How does Haskell know which function can operate first?


I'm writing a custom language that features some functional elements. When I get stuck somewhere I usually check how Haskell does it. This time though, the problem is a bit to complicated for me to think of an example to give to Haskell.

Here's how it goes.

Say we have the following line

a . b

in Haskell. Obviously, we are composing two functions, a and b. But what if the function a took another two functions as parameters. What's stopping it from operating on . and b? You can surround it in brackets but that shouldn't make a difference since the expression still evaluates to a function, a prefix one, and prefix functions have precedence over infix functions.

If you do

(+) 2 3 * 5

for example, it will output 25 instead of 17.

Basically what I'm asking is, what mechanism does Haskell use when you want an infix function to operate before a preceding prefix function.

So.

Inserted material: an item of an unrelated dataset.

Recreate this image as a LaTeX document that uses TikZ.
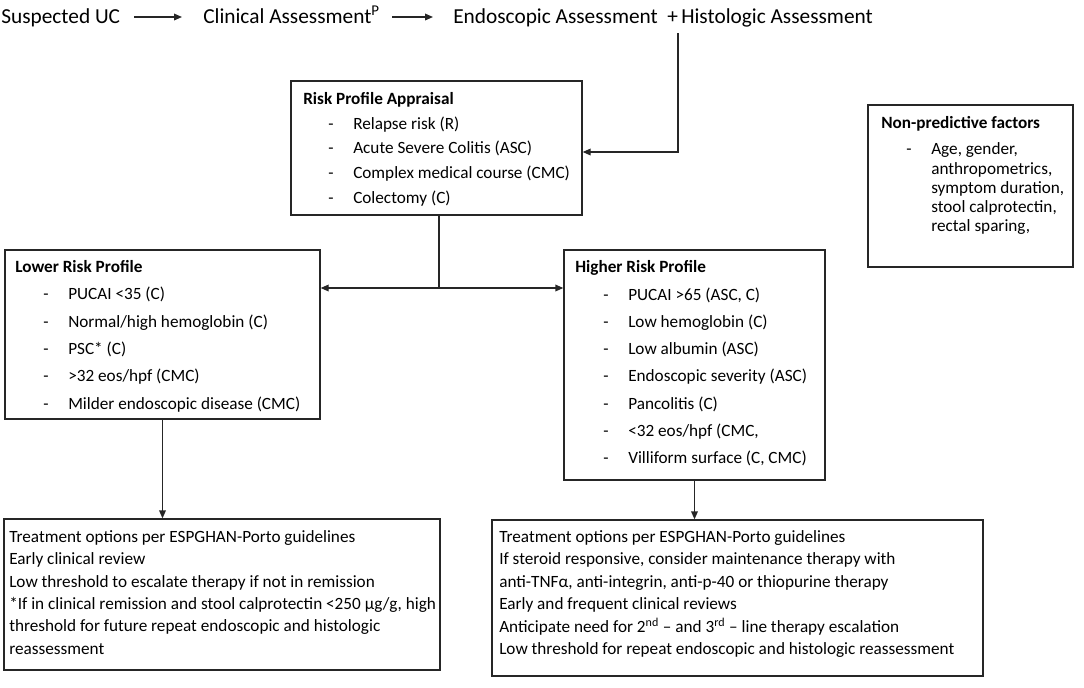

If "a" is a function that takes two functions as its parameters. How do you stop Haskell from interpreting

a . b

as "apply . and b to the function a" and Interpret it as "compose functions a and b".


Solution

  • If you don't put parens around an operator, it's always parsed as infix; i.e. as an operator, not an operand.
    E.g. if you have f g ? i j, there are no parens around ?, so the whole thing is a call to (?) (parsed as (f g) ? (i j), equivalent to (?) (f g) (i j)).